At this point, even big Zombie fans had questioned what direction he was going in. That direction? Home. Or nearby at least – to Salem. Born in Haverhill, Massachusetts, the nearby Salem with its history of witches inspired The Lords Of Salem (2012). Following on from the more psychedelic vibe of H2, Lords (again starring Sheri in arguably her most impressive acting role to date) was an impressive, if understated and slightly impenetrable, return to form. Feeling a lot like the aforementioned Bava and Argento, with a generous dose of Alejandro Jodorowsky circa Holy Mountain (1973) and a strong whiff of Friedkin’s The Exorcist (1973), the highly visual storyline of witchcraft, possession and addiction really started to divide opinion. Described, not inaccurately by the director as ‘if Ken Russell directed The Shining’, it gives a lot to those willing to stick with its simple yet also challenging plot.

For me, it felt like a lost video-store classic, a sort of late night hidden gem with a fever dream vibe and plenty of spooky, fluorescent eye candy. For many others, they were left disorientated and disappointed, and pretentious as it may sound, I believe many just didn’t ‘get it’, hoping for something more straightforward. In its defence, a number of important scenes were truncated, had to be reshot or removed completely, for a variety of reasons – including the death of Richard Lynch which resulted in the loss of scenes containing cult heroes Sid Haig and Michael Berryman, and a lot of essential backstory. I hate to be that guy, but if you want to give it another chance, I HIGHLY recommend you read the accompanying novel by Zombie and B.K. Evenson, as it adds a lot to The Lords of Salem.

And that brings us to 31 (2016). Crowdfunded, and touted as being “most brutal film to date”, 31 – basically a Rob Zombie twist on The Running Man – should have been an instant fan-favourite, back to basics, definitive hit. I say ‘should have’ – it wasn’t. Costing $1.5 million and barely making half that back, 31 was not only a flop, but a major disappointment, especially for those who invested in it. Boasting extremely unlikeable protagonists, absolutely zero scares and a concerning lack of plot and character development, it made me feel how I imagine his detractors must have felt all along.

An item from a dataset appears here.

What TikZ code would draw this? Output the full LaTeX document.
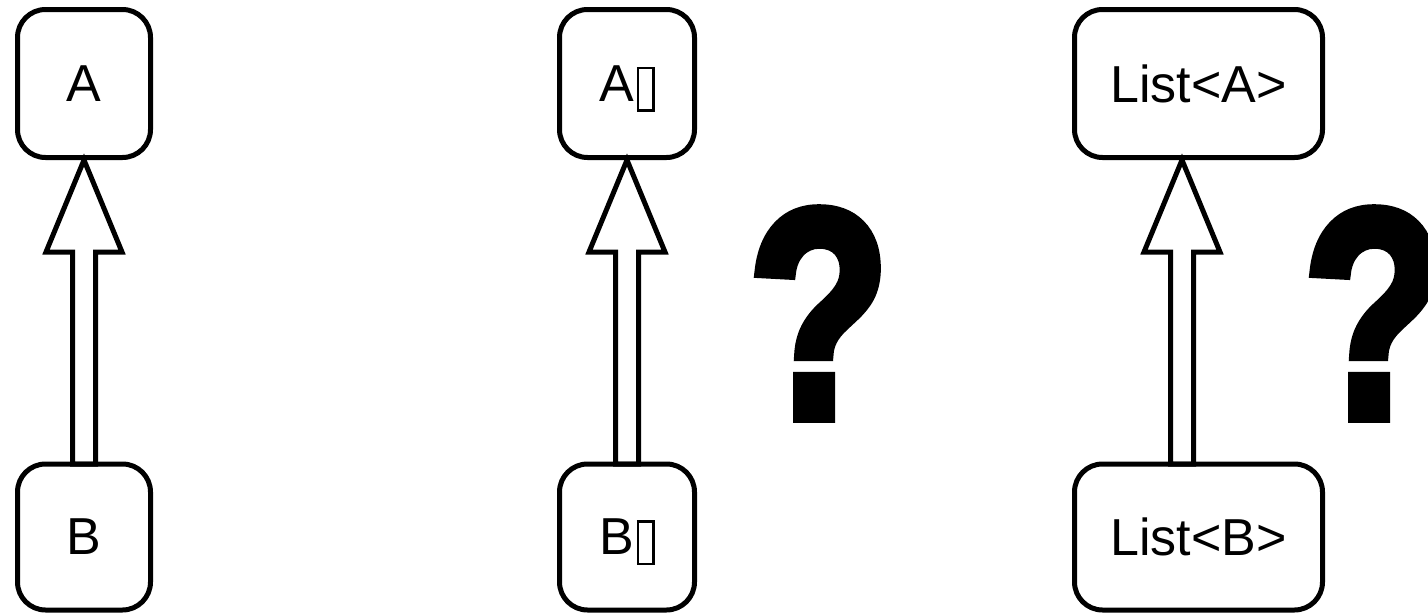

Other than a menacing Joker-like turn from main villain Doom-Head (Richard Brake – Joe Chill in Batman Begins), 31 has little else to write home about. Murderous perv-clowns, overly vulgar, poorly acted dialogue and a Mexican Nazi dwarf, it tries to shock, and might shock some – but shocks don’t equal scares. The uninspired kills disappoint, the crazy characters seem stock and predictable. Frankly put, in a world where anyone can go online and watch literal chainsaw murders and executions from real life, it fails miserably in its attempts to be edgy. Maybe in the time zone of the movie, 1976, this would have been a pre-video nasty shocker. In 2016, it has been greeted with a resounding ‘meh’ from horror fans.

Many of the horror ‘greats’ have their moments in the sun (or moonlight) and then fall almost into self-parody – one need only look at George Romero’s patchy output outside the Dead Trilogy, or the steady decline of quality in Argento’s oeuvre since his 70’s and early 80’s peak, – it is still early days for Mr. Zombie yet. He has three great movies in his back catalogue and a pretty decent reputation, so I can’t help but wonder – has his horror moment came and went, or is the best yet to come?